Alva Johnston, writing in 1934, noted that although Chaplin and Mickey may “have the same blend of hero and coward, nit-wit and genius, mug and gentleman,” Mickey lacks “the emotional subtleties of Chaplin, his repose, wistfulness and pathos.” This is a key insight: Mickey was not, at least at first, a sentimental figure. We learn nothing from Mickey, he isn’t inspiring. Writing in 1934, the highbrow novelist E.M. Forster indicates that this is exactly why he likes Mickey Mouse, as opposed to middlebrow cinema: “Here [in the movie theater] art is not, life is not. Not happy, not unhappy, I sit in an up-to-date stupor, while the international effort unrolls.” Mickey, however, is “energetic without being elevating. No one has ever been softened after seeing Mickey or has wanted to give away an extra glass of water to the poor. He is never sentimental, indeed there is a scandalous element in him which I find most restful.”

Scandalous: Mickey was shocking, outrageous to settled norms. The same could not be said of Chaplin’s Little Tramp.

Mickey Mouse was also outrageous to settled forms. An antic hodgepodge of rubbery limbs and round body parts, at the level of form the Mickey character is incommensurable. He isn’t fungible. Literally and figuratively, Mickey is a round peg that won’t fit into a square hole. Like Silly Putty, a Super Ball, a Slinky, a Crazy Straw, Mickey’s form is not useful or educational; it is weird, funny, eccentric, scandalous.

America, in the early 20th century, was the source of Fordism — the mass production of standardized goods on a moving assembly line. Mickey is an anti-Fordist homonculus. He serves as a rebuke to standardization, to efficiency. Note that Chaplin wouldn’t be sucked into factory equipment, in Modern Times, until 1936.

When C.A. Lejeune, the first female British film critic, admiringly wrote, in 1929, that “the whole cunning of Mickey lies in its deliberate sub-tones — it is a whispered and wicked commentary on Western civilization,” she was voicing the highbrow’s (anti-middlebrow) appreciation for the comic, carnivalesque lowbrow. Gilbert Seldes, writing in The New Yorker, in 1931, describes MM as a trickster figure: “In the current American mythology, Mickey Mouse is the imp….”

Mickey in “The Gallopin’ Gaucho” (1928)

The credit for early Mickey’s impish physicality must go to Ub Iwerks, who first drew and animated Mickey. One of his colleagues noted that Iwerks’s cartoons “swing” — his syncopation, his gift for extending rhythmic lines, distinguished Iwerks’s animations from all the rest.

John Canemaker, writing in the New York Times in 1995, described MM’s original look like so: “A white mask on a black circular head with pie-shaped eyes, two smaller ear-circles and two-button short pants on a round black body. But Mickey was also a grungy, goggle-eyed, long-snouted ratlike creature, with tubular arms and legs, no gloves, no shoes and no class.”

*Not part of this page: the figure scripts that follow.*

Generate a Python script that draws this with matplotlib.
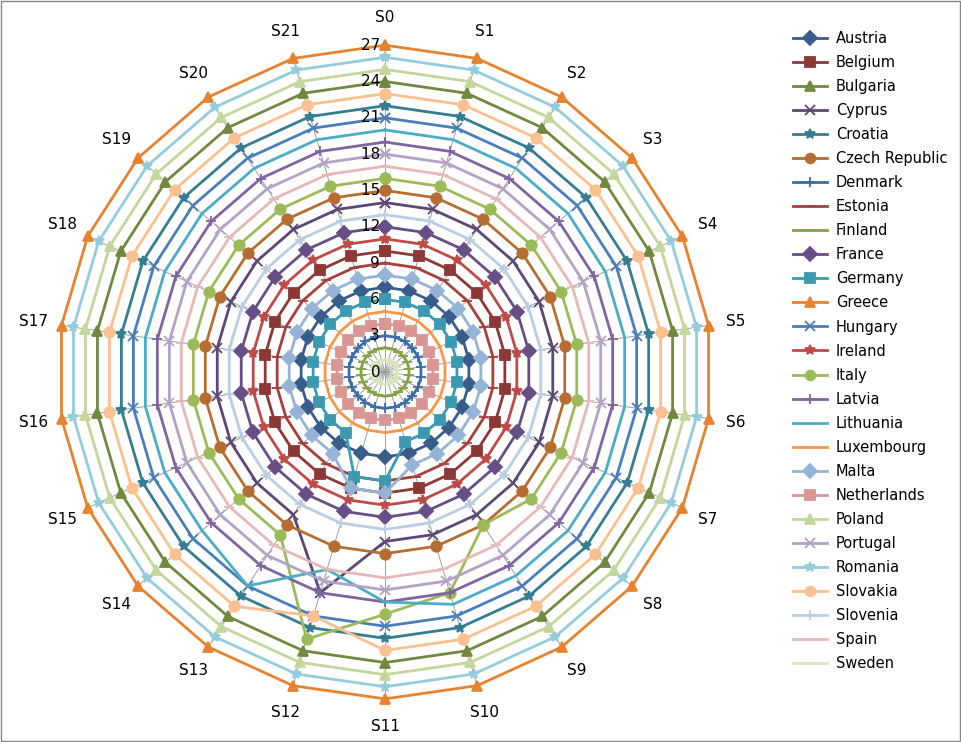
import numpy as np
import matplotlib.pyplot as plt
from matplotlib.lines import Line2D

spokes = [f"S{i}" for i in range(22)]
countries = ["Austria", "Belgium", "Bulgaria", "Cyprus", "Croatia", "Czech Republic",
             "Denmark", "Estonia", "Finland", "France", "Germany", "Greece", "Hungary",
             "Ireland", "Italy", "Latvia", "Lithuania", "Luxembourg", "Malta",
             "Netherlands", "Poland", "Portugal", "Romania", "Slovakia", "Slovenia",
             "Spain", "Sweden"]
base = [7, 10, 24, 14, 22, 15, 3, 9, 2, 12, 6, 27, 21, 11, 16, 19, 20, 5, 8, 4, 25,
        18, 26, 23, 13, 17, 1]
# spoke values that depart from the country's usual value
deviations = {
    "Italy": {9: 15, 10: 19, 11: 20, 12: 23},
    "Lithuania": {11: 19, 12: 17, 13: 21},
    "Slovakia": {12: 21},
    "Cyprus": {12: 19},
    "Malta": {11: 10, 12: 10},
    "Germany": {11: 9, 12: 9},
}
colors = ["#385D8A", "#8C3836", "#71893F", "#5C4776", "#357D91", "#B66D31",
          "#3C6DA5", "#A5403D", "#83A343", "#674E86", "#3B9AB1", "#E7832E",
          "#4A7EBB", "#BE4B48", "#9BBB59", "#8064A2", "#4BACC6", "#F79646",
          "#95B3D7", "#D99694", "#C3D69B", "#B3A2C7", "#93CDDD", "#FAC090",
          "#B9CDE5", "#E6B9B8", "#D7E4BD"]
markers = ["D", "s", "^", "x", "*", "o", "+", "_", "_", "D", "s", "^", "x", "*",
           "o", "+", "", "", "D", "s", "^", "x", "*", "o", "+", "_", "_"]

fig = plt.figure(figsize=(9.61, 7.42), dpi=100)
ax = fig.add_axes([0.0604, 0.0581, 0.6805, 0.881], projection="polar")
ax.set_theta_zero_location("N")
ax.set_theta_direction(-1)
theta = np.linspace(0, 2 * np.pi, len(spokes), endpoint=False)
for t in theta:
    ax.plot([t, t], [0, 27], color="#A0A0A0", lw=0.7, zorder=1)

handles = []
for name, b, c, m in zip(countries, base, colors, markers):
    vals = [b] * len(spokes)
    for k, v in deviations.get(name, {}).items():
        vals[k] = v
    tt = np.append(theta, theta[0])
    vv = np.append(vals, vals[0])
    ax.plot(tt, vv, color=c, lw=2.0, marker=m or None, ms=7.5, mew=1.3,
            clip_on=False, zorder=2)
    handles.append(Line2D([0], [0], color=c, lw=2.0, marker=m or None, ms=7, mew=1.3))

ax.set_ylim(0, 27)
ax.set_yticks([])
ax.set_xticks([])
ax.spines["polar"].set_visible(False)
ax.grid(False)
for r in range(0, 28, 3):
    ax.text(0, r, str(r) + " ", ha="right", va="center", fontsize=11, zorder=5)
for t, lab in zip(theta, spokes):
    ax.text(t, 29.3, lab, ha="center", va="center", fontsize=11)

fig.legend(handles, countries, loc="upper left", bbox_to_anchor=(0.818, 0.968),
           frameon=False, fontsize=10.5, handlelength=2.3, handletextpad=0.6,
           labelspacing=0.62, borderpad=0)
fig.patches.append(plt.Rectangle((0.001, 0.001), 0.998, 0.998, transform=fig.transFigure,
                                 fill=False, ec="#868686", lw=1))
fig.savefig("out.png", dpi=100)
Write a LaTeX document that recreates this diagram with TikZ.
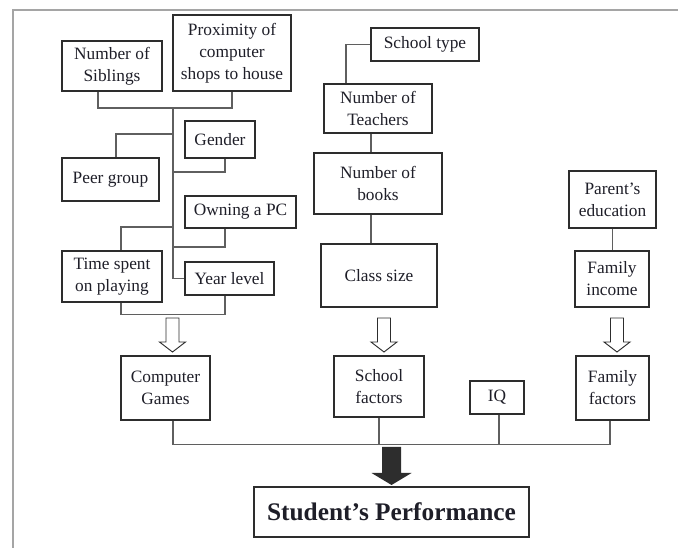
\documentclass[tikz,border=0pt]{standalone}
\usepackage{fontspec}
\setmainfont{Liberation Serif}
\usetikzlibrary{calc}
\definecolor{BoxClr}{RGB}{45,45,45}
\definecolor{LineClr}{RGB}{95,95,95}
\definecolor{FrameClr}{RGB}{165,165,165}
\definecolor{TextClr}{RGB}{30,30,40}

\begin{document}
\begin{tikzpicture}[x=0.75pt,y=-0.75pt,
  box/.style={draw=BoxClr,line width=0.8pt,align=center,inner sep=0pt,text=TextClr,
    font=\fontsize{13}{16.5}\selectfont},
  sz/.style 2 args={minimum width=#1*0.75pt,minimum height=#2*0.75pt},
  link/.style={draw=LineClr,line width=0.8pt},
  frame/.style={draw=FrameClr,line width=1.5pt},
  hollow/.pic={\draw[draw=BoxClr,line width=0.7pt,fill=white]
    (-6.5,0) -- (-6.5,24) -- (-13,24) -- (0,34) -- (13,24) -- (6.5,24) -- (6.5,0) -- cycle;},
  solid/.pic={\fill[BoxClr]
    (-9.5,0) -- (-9.5,26) -- (-20,26) -- (0,38) -- (20,26) -- (9.5,26) -- (9.5,0) -- cycle;}]
\useasboundingbox (0,0) rectangle (678,548);
\draw[frame] (13,548) -- (13,10) -- (678,10);

% computer games group
\node[box,sz={100}{50}] (sib) at (112,66) {Number of\\Siblings};
\node[box,sz={118}{76}] (prox) at (232,53) {Proximity of\\computer\\shops to house};
\node[box,sz={70}{37}] (gender) at (220,139.5) {Gender};
\node[box,sz={97}{43}] (peer) at (110.5,179.5) {Peer group};
\node[box,sz={111}{32}] (ownpc) at (240.5,212) {Owning a PC};
\node[box,sz={100}{51}] (timesp) at (112,276.5) {Time spent\\on playing};
\node[box,sz={89}{33}] (year) at (229.5,278.5) {Year level};

\coordinate (tr) at (173,108);
\draw[link] ($(sib.south)+(-14,0)$) |- (tr) -| (prox.south);
\draw[link] (tr) |- (year.west);
\draw[link] ($(gender.south)+(5,0)$) |- (tr |- 0,172);
\draw[link] (tr |- 0,134) -| ($(peer.north)+(5.5,0)$);
\draw[link] ($(ownpc.south)+(-15.5,0)$) |- (tr |- 0,247);
\draw[link] (tr |- 0,227) -| ($(timesp.north)+(9,0)$);
\draw[link] ($(timesp.south)+(9,0)$) |- ($(year.south)+(-4.5,19)$) -- ($(year.south)+(-4.5,0)$);

% school group
\node[box,sz={108}{33}] (stype) at (425,44.5) {School type};
\node[box,sz={108}{49}] (teach) at (378,108.5) {Number of\\Teachers};
\node[box,sz={128}{61}] (books) at (378,183.5) {Number of\\books};
\node[box,sz={116}{63}] (csize) at (379,275.5) {Class size};

\draw[link] (stype.west) -| ($(teach.north)+(-32,0)$);
\draw[link] ($(teach.south)+(-7,0)$) coordinate (s1) -- (s1 |- books.north);
\draw[link] ($(books.south)+(-7,0)$) coordinate (s2) -- (s2 |- csize.north);

% family group
\node[box,sz={87}{57}] (pared) at (612.5,199.5) {Parent's\\education};
\node[box,sz={74}{56}] (finc) at (612,279) {Family\\income};
\draw[link] (pared.south) -- (pared.south |- finc.north);

% factors
\node[box,sz={89}{64}] (cgames) at (165.5,388) {Computer\\Games};
\node[box,sz={90}{61}] (schf) at (379,386.5) {School\\factors};
\node[box,sz={54}{33}] (iq) at (497,397.5) {IQ};
\node[box,sz={73}{64}] (famf) at (612.5,388) {Family\\factors};
\node[box,sz={275}{50},font=\fontsize{19}{22}\selectfont\bfseries] (perf) at (391.5,512) {Student's Performance};

\pic at (172.5,318) {hollow};
\pic at (384,318) {hollow};
\pic at (617,318) {hollow};

\coordinate (bus) at (0,444);
\draw[link] ($(cgames.south)+(7.5,0)$) |- ($(famf.south)+(-2.5,24)$) -- ($(famf.south)+(-2.5,0)$);
\draw[link] (schf.south) -- (schf.south |- bus);
\draw[link] ($(iq.south)+(2,0)$) coordinate (q) -- (q |- bus);

\pic at (391.5,447) {solid};
\end{tikzpicture}
\end{document}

Edwaard Lewine, writing in the same newspaper in 1997: “He was scrawny, with a long, sinister face. His hands and feet knew neither glove nor shoe and he spoke in funny noises, not words. And he was a mean guy.”

Maurice Sendak, on MM: “He was a malignant little creature in the beginning, which is why he was so charming.” In a 2004 New York Times interview, Sendak would elaborate: “His character was the kind I wished I’d had as a child: brave and sassy and nasty and crooked and thinking of ways to outdo people.”

Gravity Scofflaw

The French famously love American figures — Edgar Allan Poe, Josephine Baker, Sidney Bechet, Jerry Lewis, Philip K. Dick — whose work rebukes, at the level of form, remorseless American-style efficiency. They were early adopters of Mickey Mouse. A 1929 article in the Parisian monthly Jazz: l’actualité intellectuelle exults, “Never have pictures achieved greater, more varied effects, never has freer rein been given to lively antics and subtle humor.” In a more philosophical vein, the article asks: “Where are we, if not somewhere in the uninhibited world of dreams, in the lawless realm of inanimate objects?”

“Society’s most natural ally in maintaining law and order, conformity, and the institutions that relegate freedom to a perpetual utopia,” claimed Herbert Marcuse at midcentury, is resignation to the subjective tyranny of time and space. Mickey Mouse knows no such resignation. A 1930 article by Creighton Peet titled “Miraculous Mickey” exults that MM cartoons “are ‘free’ in the fullest and most intelligent sense of the term. They know neither space, time, substance nor the dignity of the laws of physics.” Writing in the New York Times in 1935, L.H. Robbins said of Mickey: “He suspends the rules of common sense and correct deportment and all the other carping, conventional laws, including the law of gravity, that hold us down and circumscribe and cramp our style.” And Graham Greene, writing in 1935 about Fred Astaire, noted that with his “quick physical wit, his incredible agility,” Astaire — who might almost be a character created by Disney — “belongs to a fantasy world almost as free of Mickey’s from the law of gravity.”

Mickey’s rubbery form made him an emblem of a free-wheeling, fast-thinking, adaptable mode of living — which, during the Depression — must have been extremely attractive.

Innocent

For all this talk of scandal, impishness, wickedness, though, Mickey was an innocent figure — a childish grownup, one who may smoke and drink but who has somehow avoided becoming resigned to the way-things-just-are. Neither man nor mouse, child nor adult, Mickey is fascinatingly feral. “Childhood is cannibals and psychotics vomiting in your mouth!” Maurice Sendak — an exact contemporary, and fan, of Mickey’s once said in an interview with Art Spiegelman. What Sendak means is that childhood is feral; it’s innocent and wicked, sweet and scandalous. Like Mickey.